As in Leland's framework, default occurs if V(t) crosses the barrier LD, or, alternatively, if V(T)<D. The value of the company's equity S and its debt δ are computed by solving pricing problems for the corresponding barrier options. Due to the possibility of the company's value jumping down, CDSs for short maturities are significant. The key drawback of Zhou's model is its computational complexity. Also, its treatment of the recovery is somewhat ad hoc. It is very well known that barrier pricing problems for jump diffusions are very complicated. Zhou solves them via a Monte Carlo (MC) method. While MC methods are versatile, they are inaccurate and slow. Zhou's jump-diffusion model can match the size of credit spreads on corporate bonds and can generate various shapes of yield spread curves and marginal default rate curves, including upward-sloping, downward-sloping, at, and hump-shaped, even if the company is currently in good financial standing. The Zhou model also links recovery rates to company value at default in a natural way so that variation in recovery rates is endogenously generated in the model
Despite the improvements to the Merton's model offered by Leland and then Zhou, significant challenges relating to accuracy and operability exist with today's credit risk models. The present inventors believe that even with the Leland and Zhou improvements, the likelihood and timing of default is not accurately modeled. Further, many implementations of the various models are very difficult to program and execute on a computer.

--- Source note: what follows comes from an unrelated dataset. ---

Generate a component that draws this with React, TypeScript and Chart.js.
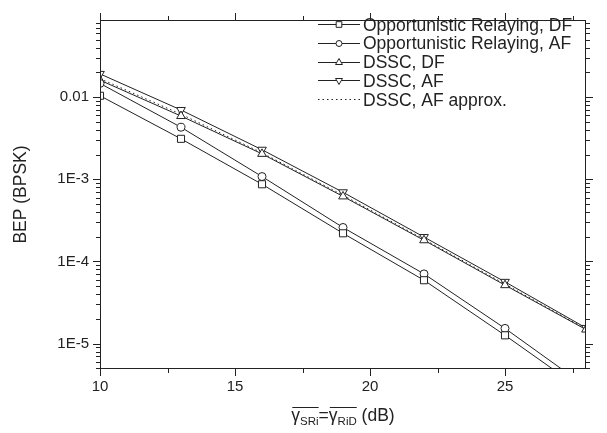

Commercially available credit risk models exist which attempt to compensate for some of the deficiencies of described above.
The credit underlying securities pricing model, CUSP®, available from Credit Suisse First Boston™, is another commercially available credit risk model. CUSP® is an analytical model that relates an issuer's capital structure, stock price and the option implied volatility of its shares to credit risk. CUSP® provides systematic monitoring of credit risk from forward-looking, market-based measures (One Standard Deviation Spread Widening Risk (SWR)) and relative value tracking which incorporates both risk and return (Probability Weighted Return (PWR)). For further publicly available information, the reader is directed to the Internet website website www.csfb.com/institutional/research/cusp.shtml.
While useful for estimating credit risks, the present inventors believe that the currently available algorithms and commercial models of the type described above still include inaccuracies in modeling both the random walks and the larger jumps experienced in the marketplace, as noted above. The more accurately such processes can be modeled, the higher the validity of a credit risk analysis tool. Not only is it desirable to accurately model such activities, but also the model itself must be able to be implemented, for example in a spreadsheet or other computer program, so as to practically operable.